Understanding a Linear Regression Algorithm with Example.
DataSet and Notebook used in this article can be found here:
Complete Notebook Link: Multiple Linear Regression Model
DataSet Link: Ecommerce Customers
Let’s start on Linear Regression with a few scenarios:
- Finance companies predicting the top factors that cause a customer to default on a loan.
- Sports companies analyzing which variations of training have an effect on player performance.
- Factors affecting the economic growth of a country.
- Predicting stock prices.
The above scenarios are real life use cases where we are predicting a numeric variable on the basis of one or more numeric variables. These variables are usually drawn on a X and Y-axis as in the image below.
For instance , the graph below is showing us the relationship between the time a customer spends on an app and the amount of money they spend.
Linear regression attempts to study a trend or pattern, and then based on this we can predict an output. For instance, in the image above, our linear regression has been achieved by taking the following steps
- Using historical data we plot the time someone spends in an app on the x-axis, and how much they also spent on purchases via the app on the y-axis.
- We then plot a line that is as close to all our points as much as possible called the line of best fit.
- We will then use this line of best of it to help us predict the amount. If we have an observation that is not in the line of best fit, then we will extrapolate this line to find our predicted value.
In mathematical language, this line of best fit can be expressed and derived through the equation y=mx+c.
Imagine you want to predict the Yearly Amount a customer spends in our business given the customer’s Time on App and the length of membership(in years).
Time on App and length of membership will be called independent variables. Meaning their value aren’t affected by other variables.

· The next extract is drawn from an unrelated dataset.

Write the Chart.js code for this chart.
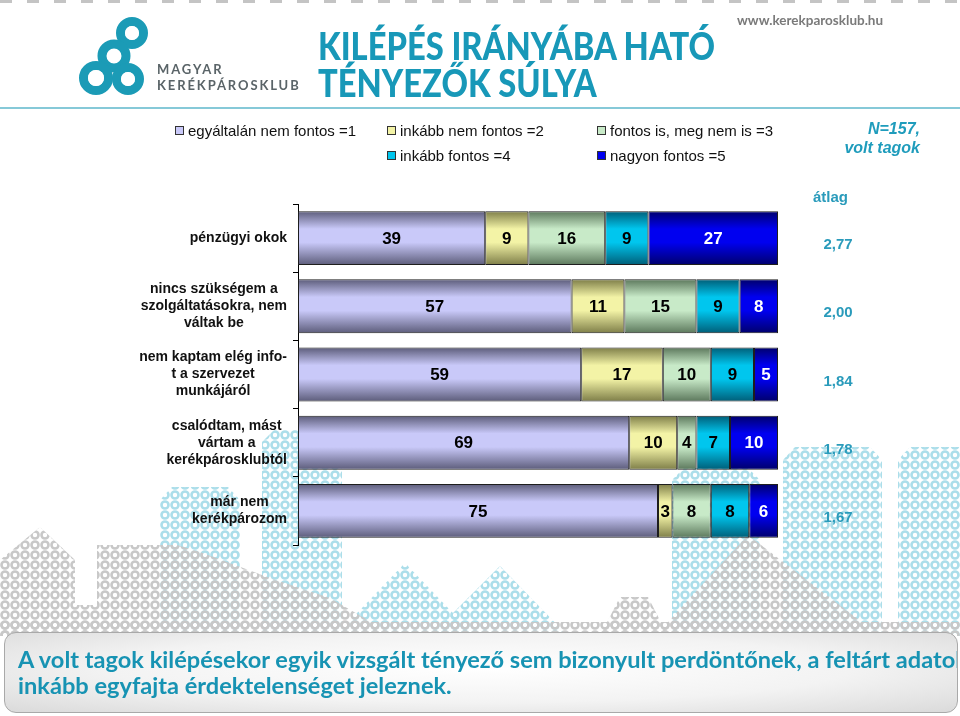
<!DOCTYPE html>
<html lang="hu">
<head>
<meta charset="utf-8">
<title>Kilépés irányába ható tényezők súlya</title>
<script src="https://cdn.jsdelivr.net/npm/chart.js@4.4.1/dist/chart.umd.min.js"></script>
<style>
  html, body { margin: 0; padding: 0; background: #fff; }
  #slide { position: relative; width: 960px; height: 716px; overflow: hidden; background: #fff; font-family: 'Liberation Sans', Arial, sans-serif; }
  #deco, #chart { position: absolute; left: 0; top: 0; }
  .dots { position: absolute; left: 0; top: 0; width: 960px; height: 3px;
    background: repeating-linear-gradient(90deg, #c4c4c4 0 12px, transparent 12px 27px); }
  .rule { position: absolute; left: 0; top: 107px; width: 960px; height: 2px; background: #86c9d8; }
  .brand { position: absolute; left: 157px; top: 61px; font-family: Lato, sans-serif; font-weight: 700; font-size: 13px; line-height: 16px; letter-spacing: 1.9px; color: #5a6468; }
  .web { position: absolute; left: 737px; top: 12px; font-family: Lato, sans-serif; font-weight: 700; font-size: 13.5px; color: #7a7a7a; }
  .title { position: absolute; left: 318px; top: 27px; font-family: Lato, sans-serif; font-weight: 900; font-size: 38px; line-height: 37px; color: #1898b8; transform: scaleX(0.86); transform-origin: left top; white-space: nowrap; }
  #legend { position: absolute; left: 175px; top: 118px; display: grid; grid-template-columns: 212px 210px auto; grid-auto-rows: 25px; font-size: 15px; color: #111; }
  #legend div { display: flex; align-items: center; white-space: nowrap; }
  #legend span.box { width: 7px; height: 7px; border: 1px solid #333; margin-right: 4px; }
  .n { position: absolute; right: 40px; top: 119px; text-align: right; font-weight: 700; font-style: italic; font-size: 16px; line-height: 19px; color: #1f9cbc; }
  .avg { position: absolute; left: 813px; top: 188px; font-weight: 700; font-size: 15px; color: #2a9bbb; }
  .note { position: absolute; left: 4px; top: 632px; width: 952px; height: 79px; border: 1.5px solid #a9a9a9; border-radius: 12px;
    background: radial-gradient(ellipse at 50% 45%, #ffffff 0%, #f3f3f3 55%, #dadada 100%); overflow: hidden; }
  .note p { margin: 0; position: absolute; left: 13px; top: 13px; font-family: Lato, sans-serif; font-weight: 700; font-size: 23.6px; line-height: 26px; color: #1793b3; white-space: nowrap; }
</style>
</head>
<body>
<div id="slide">
  <svg id="deco" width="960" height="716">
    <defs>
      <pattern id="ringGray" width="10" height="10" patternUnits="userSpaceOnUse">
        <circle cx="5" cy="5" r="3.5" fill="none" stroke="#c8c8c8" stroke-width="2.6"/>
      </pattern>
      <pattern id="ringTeal" width="10" height="10" patternUnits="userSpaceOnUse">
        <circle cx="5" cy="5" r="3.5" fill="none" stroke="#acdeea" stroke-width="2.6"/>
      </pattern>
    </defs>
    <g fill="url(#ringTeal)">
      <polygon points="160,636 160,500 172,487 228,487 240,500 240,636"/>
      <polygon points="262,636 262,442 274,430 330,430 342,442 342,636"/>
      <polygon points="335,636 405,563 475,636"/>
      <polygon points="430,636 500,566 568,636"/>
      <polygon points="672,636 672,480 684,468 748,468 760,480 760,636"/>
      <polygon points="783,636 783,460 795,447 870,447 882,460 882,636"/>
      <polygon points="898,636 898,460 910,447 960,447 960,636"/>
    </g>
    <g fill="url(#ringGray)">
      <polygon points="0,636 0,560 40,527 75,560 75,605 97,605 97,545 177,545 200,552 270,578 330,598 395,636"/>
      <polygon points="600,636 620,597 648,597 668,636"/>
      <polygon points="655,636 748,535 880,636"/>
      <rect x="0" y="622" width="960" height="14"/>
    </g>
    <g fill="none" stroke="#1b9bb6" stroke-width="9">
      <circle cx="132" cy="33" r="11.5"/>
      <circle cx="114" cy="56" r="12"/>
      <circle cx="96" cy="78" r="12.5"/>
      <circle cx="128" cy="79" r="11.5"/>
    </g>
    <g fill="#fff">
      <circle cx="132" cy="33" r="7"/>
      <circle cx="96" cy="78" r="8"/>
      <circle cx="128" cy="79" r="7"/>
    </g>
  </svg>
  <canvas id="chart" width="960" height="716"></canvas>
  <div class="dots"></div>
  <div class="rule"></div>
  <div class="brand">MAGYAR<br>KERÉKPÁROSKLUB</div>
  <div class="web">www.kerekparosklub.hu</div>
  <div class="title">KILÉPÉS IRÁNYÁBA HATÓ<br>TÉNYEZŐK SÚLYA</div>
  <div id="legend"></div>
  <div class="n">N=157,<br>volt tagok</div>
  <div class="avg">átlag</div>
  <div class="note"><p>A volt tagok kilépésekor egyik vizsgált tényező sem bizonyult perdöntőnek, a feltárt adatok<br>inkább egyfajta érdektelenséget jeleznek.</p></div>
</div>
<script>
const categories = [
  ['pénzügyi okok'],
  ['nincs szükségem a', 'szolgáltatásokra, nem', 'váltak be'],
  ['nem kaptam elég info-', 't a szervezet', 'munkájáról'],
  ['csalódtam, mást', 'vártam a', 'kerékpárosklubtól'],
  ['már nem', 'kerékpározom']
];
const seriesNames = ['egyáltalán nem fontos =1', 'inkább nem fontos =2', 'fontos is, meg nem is =3', 'inkább fontos =4', 'nagyon fontos =5'];
const notImportant = [39, 57, 59, 69, 75];
const ratherNot = [9, 11, 17, 10, 3];
const neutral = [16, 15, 10, 4, 8];
const ratherImportant = [9, 9, 9, 7, 8];
const veryImportant = [27, 8, 5, 10, 6];
const averages = ['2,77', '2,00', '1,84', '1,78', '1,67'];

const fillColors = ['#c9c9f9', '#f3f3a6', '#c8eac8', '#00c6ee', '#0000f0'];
const edgeColors = ['#5c5c7a', '#7e7e48', '#5c785c', '#005e78', '#00006c'];
const labelColors = ['#000', '#000', '#000', '#000', '#fff'];
const barPct = 0.79;

// cylinder-like shading, dark at the top and bottom edge of every bar
function barFill(c, i) {
    const y = c.chart.scales.y;
    if (!y || c.dataIndex === undefined) return fillColors[i];
    const mid = y.getPixelForValue(c.dataIndex);
    const half = (y.getPixelForValue(1) - y.getPixelForValue(0)) * barPct / 2;
    if (!Number.isFinite(mid) || !Number.isFinite(half) || half <= 0) return fillColors[i];
    const g = c.chart.ctx.createLinearGradient(0, mid - half, 0, mid + half);
    g.addColorStop(0, edgeColors[i]);
    g.addColorStop(0.33, fillColors[i]);
    g.addColorStop(0.58, fillColors[i]);
    g.addColorStop(1, edgeColors[i]);
    return g;
}

const seriesData = [notImportant, ratherNot, neutral, ratherImportant, veryImportant];

const datasets = seriesData.map((data, i) => ({
    label: seriesNames[i],
    data: data,
    backgroundColor: c => barFill(c, i),
    borderColor: '#1e1e1e',
    borderWidth: 1,
    borderSkipped: false,
    barPercentage: barPct,
    categoryPercentage: 1
}));

const legend = document.getElementById('legend');
datasets.forEach((ds, i) => {
    const item = document.createElement('div');
    const box = document.createElement('span');
    box.className = 'box';
    box.style.background = fillColors[i];
    item.appendChild(box);
    item.appendChild(document.createTextNode(ds.label));
    legend.appendChild(item);
    if (i === 2) legend.appendChild(document.createElement('span'));
});

const valueLabels = {
    id: 'valueLabels',
    afterDatasetsDraw(chart) {
        const ctx = chart.ctx;
        ctx.save();
        ctx.font = 'bold 17px "Liberation Sans", Arial, sans-serif';
        ctx.textAlign = 'center';
        ctx.textBaseline = 'middle';
        chart.data.datasets.forEach((ds, i) => {
            chart.getDatasetMeta(i).data.forEach((bar, j) => {
                const p = bar.getCenterPoint();
                ctx.fillStyle = labelColors[i];
                ctx.fillText(ds.data[j], p.x, p.y + 1);
            });
        });
        ctx.restore();
    }
};

// category labels: block right-aligned, lines centred inside the block (like Excel)
const categoryLabels = {
    id: 'categoryLabels',
    afterDraw(chart) {
        const ctx = chart.ctx;
        const y = chart.scales.y;
        const right = chart.chartArea.left - 11;
        ctx.save();
        ctx.font = 'bold 14px "Liberation Sans", Arial, sans-serif';
        ctx.fillStyle = '#111';
        ctx.textAlign = 'center';
        ctx.textBaseline = 'middle';
        chart.data.labels.forEach((lines, i) => {
            const widest = Math.max(...lines.map(l => ctx.measureText(l).width));
            const cx = right - widest / 2;
            const cy = y.getPixelForValue(i);
            const lh = 17;
            lines.forEach((l, k) => {
                ctx.fillText(l, cx, cy + (k - (lines.length - 1) / 2) * lh);
            });
        });
        ctx.font = 'bold 15px "Liberation Sans", Arial, sans-serif';
        ctx.fillStyle = '#2a9bbb';
        averages.forEach((a, i) => {
            ctx.fillText(a, 838, y.getPixelForValue(i) + 7);
        });
        ctx.restore();
    }
};

new Chart(document.getElementById('chart'), {
    type: 'bar',
    data: { labels: categories, datasets: datasets },
    options: {
        indexAxis: 'y',
        responsive: false,
        animation: false,
        layout: { padding: { top: 204, bottom: 171, right: 182, left: 0 } },
        plugins: {
            legend: { display: false },
            tooltip: { enabled: false }
        },
        scales: {
            x: { stacked: true, min: 0, max: 100, display: false },
            y: {
                stacked: true,
                afterFit: s => { s.width = 298; },
                border: { display: true, color: '#000', width: 1 },
                grid: { display: true, drawOnChartArea: false, drawTicks: true, tickLength: 5, color: '#000', offset: true },
                ticks: { display: false }
            }
        }
    },
    plugins: [valueLabels, categoryLabels]
});
</script>
</body>
</html>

Yearly Amount however would be called the dependent variable meaning its value changes depending on the independent variables, and in this case Time on App and length of membership(in years).
Therefore the equation y=mx+c in our context will be interprated as Yearly Amount=m1*Time on App + m2* length of membership + c.
Yearly Amount=m1*Time on App + m2* length of membership + c.
c in another word is called the y-intercept(point where the graph intersects the y-axis). In this case our y-intercept is at 350 dollars. This means the minimum amount expected for any customer spend is 350 dollars.
m1 and m2 are coefficients. We will see what coefficients mean later in this article.
Imagine you’ve been hired by an e-commerce business as their datascientist.The company is trying to :
- Decide whether, in their new marketing and financial strategy whether to focus their efforts and resources on their mobile app experience or their website.
- Identify what factors influence customer yearly spend most.
This store has in-storeclothing advice sessions represented by feature(Avg.Session Length).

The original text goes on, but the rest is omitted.